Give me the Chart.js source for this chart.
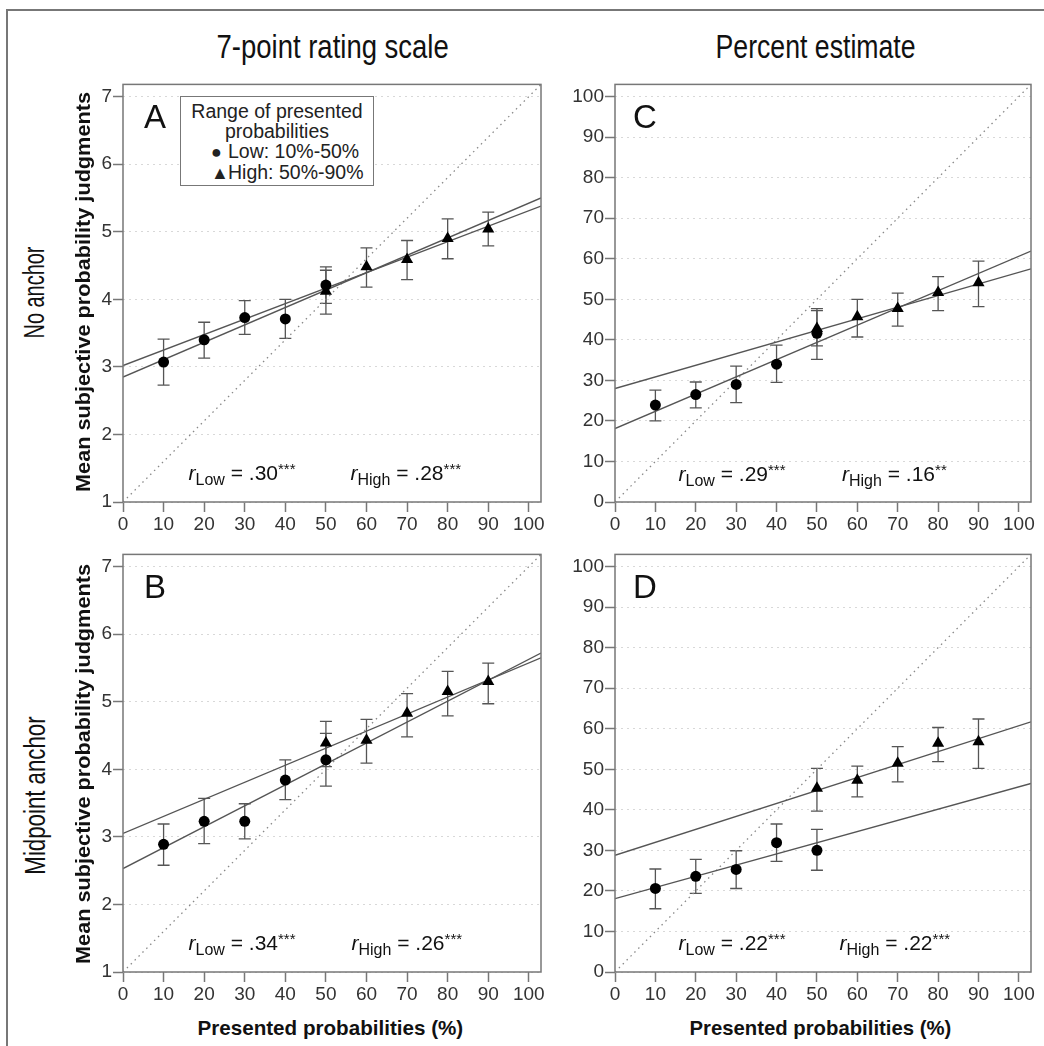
<!DOCTYPE html>
<html>
<head>
<meta charset="utf-8">
<script src="https://cdn.jsdelivr.net/npm/chart.js@4.4.1/dist/chart.umd.min.js"></script>
<style>
  html, body { margin: 0; padding: 0; background: #fff; }
  body { width: 1044px; height: 1046px; position: relative; overflow: hidden; font-family: 'Liberation Sans', Arial, sans-serif; color: #111; }
  .frame { position: absolute; left: 6px; top: 9px; width: 1200px; height: 1200px; border-left: 2px solid #777; border-top: 2px solid #777; }
  canvas.panel { position: absolute; }
  .lbl { position: absolute; white-space: nowrap; line-height: 1; transform-origin: center center; }
  .legend { position: absolute; left: 180px; top: 96px; width: 192px; height: 88px; border: 1.5px solid #777; background: #fff; font-size: 19.5px; text-align: center; line-height: 20px; color: #222; }
  .legend .head { margin-top: 4px; }
  .legend .row { text-align: left; padding-left: 30px; }
  .legend .sym { display: inline-block; width: 17px; font-size: 18px; }
  .ann sub { font-size: 16px; vertical-align: -5px; }
  .ann sup { font-size: 15px; vertical-align: 6px; }
</style>
</head>
<body>
<div class="frame"></div>
<canvas id="panelA" class="panel"></canvas>
<canvas id="panelB" class="panel"></canvas>
<canvas id="panelC" class="panel"></canvas>
<canvas id="panelD" class="panel"></canvas>
<div class="legend">
  <div class="head">Range of presented<br>probabilities</div>
  <div class="row"><span class="sym">&#9679;</span>Low: 10%-50%</div>
  <div class="row"><span class="sym">&#9650;</span>High: 50%-90%</div>
</div>
<script>
// presented probabilities (x) for the two ranges
const xLow = [10, 20, 30, 40, 50];
const xHigh = [50, 60, 70, 80, 90];
const fitEnds = [0, 103];
const xTicks = [0, 10, 20, 30, 40, 50, 60, 70, 80, 90, 100];
const ratingTicks = [1, 2, 3, 4, 5, 6, 7];
const percentTicks = [0, 10, 20, 30, 40, 50, 60, 70, 80, 90, 100];
const ratingDiag = [1, 7.18];
const percentDiag = [0, 103];

// A: 7-point scale, no anchor
const aLow = [3.07, 3.40, 3.73, 3.71, 4.21];
const aLowUp = [3.41, 3.66, 3.98, 4.00, 4.48];
const aLowDn = [2.73, 3.13, 3.48, 3.42, 3.94];
const aHigh = [4.12, 4.48, 4.59, 4.90, 5.04];
const aHighUp = [4.43, 4.76, 4.87, 5.19, 5.29];
const aHighDn = [3.78, 4.18, 4.29, 4.60, 4.79];
const aLowFit = [2.85, 5.50];
const aHighFit = [3.02, 5.38];

// B: 7-point scale, midpoint anchor
const bLow = [2.89, 3.23, 3.23, 3.84, 4.14];
const bLowUp = [3.19, 3.57, 3.49, 4.14, 4.53];
const bLowDn = [2.58, 2.90, 2.97, 3.55, 3.75];
const bHigh = [4.39, 4.43, 4.83, 5.15, 5.30];
const bHighUp = [4.71, 4.74, 5.12, 5.45, 5.57];
const bHighDn = [4.04, 4.09, 4.48, 4.79, 4.97];
const bLowFit = [2.53, 5.72];
const bHighFit = [3.05, 5.65];

// C: percent estimate, no anchor
const cLow = [23.9, 26.5, 29.0, 34.0, 41.6];
const cLowUp = [27.6, 29.6, 33.5, 38.7, 47.7];
const cLowDn = [20.0, 23.2, 24.5, 29.5, 35.2];
const cHigh = [42.8, 45.7, 47.7, 51.7, 54.1];
const cHighUp = [47.2, 50.0, 51.5, 55.6, 59.4];
const cHighDn = [38.5, 40.7, 43.4, 47.2, 48.2];
const cLowFit = [18.1, 61.9];
const cHighFit = [28.0, 57.5];

// D: percent estimate, midpoint anchor
const dLow = [20.6, 23.6, 25.3, 31.9, 30.0];
const dLowUp = [25.4, 27.8, 29.9, 36.5, 35.2];
const dLowDn = [15.6, 19.4, 20.6, 27.3, 25.1];
const dHigh = [45.3, 47.3, 51.5, 56.4, 56.8];
const dHighUp = [50.2, 50.8, 55.6, 60.3, 62.4];
const dHighDn = [39.7, 43.2, 46.9, 51.9, 50.2];
const dLowFit = [18.1, 46.5];
const dHighFit = [28.8, 61.7];

const rLabels = {
  A: ['.30', '***', '.28', '***'],
  B: ['.34', '***', '.26', '***'],
  C: ['.29', '***', '.16', '**'],
  D: ['.22', '***', '.22', '***']
};

const PAD_L = 60, PAD_T = 12, PAD_R = 12, PAD_B = 40;

const errorBars = {
  id: 'errorBars',
  beforeDatasetsDraw(chart) {
    const ctx = chart.ctx;
    const xs = chart.scales.x, ys = chart.scales.y;
    ctx.save();
    ctx.strokeStyle = '#555';
    ctx.lineWidth = 1.3;
    chart.data.datasets.forEach(ds => {
      if (!ds.errUp) return;
      ds.data.forEach((p, i) => {
        const x = xs.getPixelForValue(p.x);
        const y1 = ys.getPixelForValue(ds.errUp[i]);
        const y2 = ys.getPixelForValue(ds.errDn[i]);
        ctx.beginPath();
        ctx.moveTo(x, y1); ctx.lineTo(x, y2);
        ctx.moveTo(x - 6, y1); ctx.lineTo(x + 6, y1);
        ctx.moveTo(x - 6, y2); ctx.lineTo(x + 6, y2);
        ctx.stroke();
      });
    });
    ctx.restore();
  }
};

const frameBox = {
  id: 'frameBox',
  afterDraw(chart) {
    const a = chart.chartArea, ctx = chart.ctx;
    ctx.save();
    ctx.strokeStyle = '#777';
    ctx.lineWidth = 1.5;
    ctx.strokeRect(a.left, a.top, a.right - a.left, a.bottom - a.top);
    ctx.restore();
  }
};

function pts(xs, ys) {
  return xs.map((x, i) => ({ x: x, y: ys[i] }));
}

function makePanel(id, area, yMin, yMax, yTicks, diag, low, lowUp, lowDn, high, highUp, highDn, lowFit, highFit) {
  const canvas = document.getElementById(id);
  const w = area.r - area.l + PAD_L + PAD_R;
  const h = area.b - area.t + PAD_T + PAD_B;
  canvas.width = w; canvas.height = h;
  canvas.style.left = (area.l - PAD_L) + 'px';
  canvas.style.top = (area.t - PAD_T) + 'px';

  const tickFont = { family: "'Liberation Sans', Arial, sans-serif", size: 19 };

  new Chart(canvas, {
    type: 'scatter',
    data: {
      datasets: [
        { data: pts(xLow, low), errUp: lowUp, errDn: lowDn, pointStyle: 'circle', pointRadius: 5.5, backgroundColor: '#000', borderColor: '#000', borderWidth: 0 },
        { data: pts(xHigh, high), errUp: highUp, errDn: highDn, pointStyle: 'triangle', pointRadius: 7, backgroundColor: '#000', borderColor: '#000', borderWidth: 0 },
        { data: pts(fitEnds, lowFit), showLine: true, pointRadius: 0, borderColor: '#555', borderWidth: 1.4 },
        { data: pts(fitEnds, highFit), showLine: true, pointRadius: 0, borderColor: '#555', borderWidth: 1.4 },
        { data: pts(fitEnds, diag), showLine: true, pointRadius: 0, borderColor: '#888', borderWidth: 1.3, borderDash: [1.5, 4] }
      ]
    },
    options: {
      responsive: false,
      animation: false,
      events: [],
      layout: { padding: { left: 0, top: PAD_T, right: PAD_R, bottom: 0 } },
      plugins: { legend: { display: false }, tooltip: { enabled: false } },
      scales: {
        x: {
          type: 'linear', min: 0, max: 103,
          afterBuildTicks: axis => { axis.ticks = xTicks.map(v => ({ value: v })); },
          afterFit: axis => { axis.height = PAD_B; },
          grid: { display: true, drawOnChartArea: false, drawTicks: true, tickLength: 10, tickColor: '#777', tickWidth: 1.5 },
          border: { display: false },
          ticks: { font: tickFont, color: '#333', padding: 1, maxRotation: 0, autoSkip: false }
        },
        y: {
          type: 'linear', min: yMin, max: yMax,
          afterBuildTicks: axis => { axis.ticks = yTicks.map(v => ({ value: v })); },
          afterFit: axis => { axis.width = PAD_L; },
          grid: { display: true, drawOnChartArea: true, color: '#d8d8d8', lineWidth: 1, drawTicks: true, tickLength: 10, tickColor: '#777', tickWidth: 1.5 },
          border: { display: false, dash: [2, 4] },
          ticks: { font: tickFont, color: '#333', padding: 1, autoSkip: false }
        }
      }
    },
    plugins: [errorBars, frameBox]
  });
}

makePanel('panelA', { l: 123, t: 84, r: 541, b: 502 }, 1, 7.18, ratingTicks, ratingDiag,
  aLow, aLowUp, aLowDn, aHigh, aHighUp, aHighDn, aLowFit, aHighFit);
makePanel('panelB', { l: 123, t: 554, r: 541, b: 972 }, 1, 7.18, ratingTicks, ratingDiag,
  bLow, bLowUp, bLowDn, bHigh, bHighUp, bHighDn, bLowFit, bHighFit);
makePanel('panelC', { l: 615, t: 84, r: 1031, b: 502 }, 0, 103, percentTicks, percentDiag,
  cLow, cLowUp, cLowDn, cHigh, cHighUp, cHighDn, cLowFit, cHighFit);
makePanel('panelD', { l: 615, t: 554, r: 1031, b: 972 }, 0, 103, percentTicks, percentDiag,
  dLow, dLowUp, dLowDn, dHigh, dHighUp, dHighDn, dLowFit, dHighFit);

// text placed by centre, optionally rotated and stretched to a given length
function label(html, cx, cy, css, len, rotate) {
  const el = document.createElement('div');
  el.className = 'lbl';
  el.innerHTML = html;
  Object.assign(el.style, css);
  document.body.appendChild(el);
  const nw = el.offsetWidth, nh = el.offsetHeight;
  el.style.left = (cx - nw / 2) + 'px';
  el.style.top = (cy - nh / 2) + 'px';
  const s = len ? len / nw : 1;
  el.style.transform = (rotate ? 'rotate(-90deg) ' : '') + 'scaleX(' + s + ')';
  return el;
}

label('7-point rating scale', 332, 46, { fontSize: '34px' }, 232);
label('Percent estimate', 815, 46, { fontSize: '34px' }, 200);
label('No anchor', 35, 292, { fontSize: '29px' }, 92, true);
label('Midpoint anchor', 35, 795, { fontSize: '29px' }, 158, true);
label('Mean subjective probability judgments', 83, 292, { fontSize: '20px', fontWeight: 'bold' }, 400, true);
label('Mean subjective probability judgments', 83, 764, { fontSize: '20px', fontWeight: 'bold' }, 400, true);
label('Presented probabilities (%)', 330, 1027, { fontSize: '21px', fontWeight: 'bold' }, 266);
label('Presented probabilities (%)', 820, 1027, { fontSize: '21px', fontWeight: 'bold' }, 262);
label('A', 155, 116, { fontSize: '33px' });
label('B', 155, 586, { fontSize: '33px' });
label('C', 645, 116, { fontSize: '33px' });
label('D', 645, 586, { fontSize: '33px' });

function rText(sub, val, stars) {
  return '<i>r</i><sub>' + sub + '</sub> = ' + val + '<sup>' + stars + '</sup>';
}
const annPos = { A: [245, 409, 476], B: [245, 410, 946], C: [735, 897, 477], D: [735, 898, 946] };
Object.keys(annPos).forEach(k => {
  const p = annPos[k], r = rLabels[k];
  label(rText('Low', r[0], r[1]), p[0], p[2], { fontSize: '21px' }).classList.add('ann');
  label(rText('High', r[2], r[3]), p[1], p[2], { fontSize: '21px' }).classList.add('ann');
});
</script>
</body>
</html>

********

* Work to do: Give again, exactly, the lines from the start of the data through the one holding "const percentDiag = [0, 103];"; omit the pictures.

* Completed task:
Give me the Chart.js source for this chart.
<!DOCTYPE html>
<html>
<head>
<meta charset="utf-8">
<script src="https://cdn.jsdelivr.net/npm/chart.js@4.4.1/dist/chart.umd.min.js"></script>
<style>
  html, body { margin: 0; padding: 0; background: #fff; }
  body { width: 1044px; height: 1046px; position: relative; overflow: hidden; font-family: 'Liberation Sans', Arial, sans-serif; color: #111; }
  .frame { position: absolute; left: 6px; top: 9px; width: 1200px; height: 1200px; border-left: 2px solid #777; border-top: 2px solid #777; }
  canvas.panel { position: absolute; }
  .lbl { position: absolute; white-space: nowrap; line-height: 1; transform-origin: center center; }
  .legend { position: absolute; left: 180px; top: 96px; width: 192px; height: 88px; border: 1.5px solid #777; background: #fff; font-size: 19.5px; text-align: center; line-height: 20px; color: #222; }
  .legend .head { margin-top: 4px; }
  .legend .row { text-align: left; padding-left: 30px; }
  .legend .sym { display: inline-block; width: 17px; font-size: 18px; }
  .ann sub { font-size: 16px; vertical-align: -5px; }
  .ann sup { font-size: 15px; vertical-align: 6px; }
</style>
</head>
<body>
<div class="frame"></div>
<canvas id="panelA" class="panel"></canvas>
<canvas id="panelB" class="panel"></canvas>
<canvas id="panelC" class="panel"></canvas>
<canvas id="panelD" class="panel"></canvas>
<div class="legend">
  <div class="head">Range of presented<br>probabilities</div>
  <div class="row"><span class="sym">&#9679;</span>Low: 10%-50%</div>
  <div class="row"><span class="sym">&#9650;</span>High: 50%-90%</div>
</div>
<script>
// presented probabilities (x) for the two ranges
const xLow = [10, 20, 30, 40, 50];
const xHigh = [50, 60, 70, 80, 90];
const fitEnds = [0, 103];
const xTicks = [0, 10, 20, 30, 40, 50, 60, 70, 80, 90, 100];
const ratingTicks = [1, 2, 3, 4, 5, 6, 7];
const percentTicks = [0, 10, 20, 30, 40, 50, 60, 70, 80, 90, 100];
const ratingDiag = [1, 7.18];
const percentDiag = [0, 103];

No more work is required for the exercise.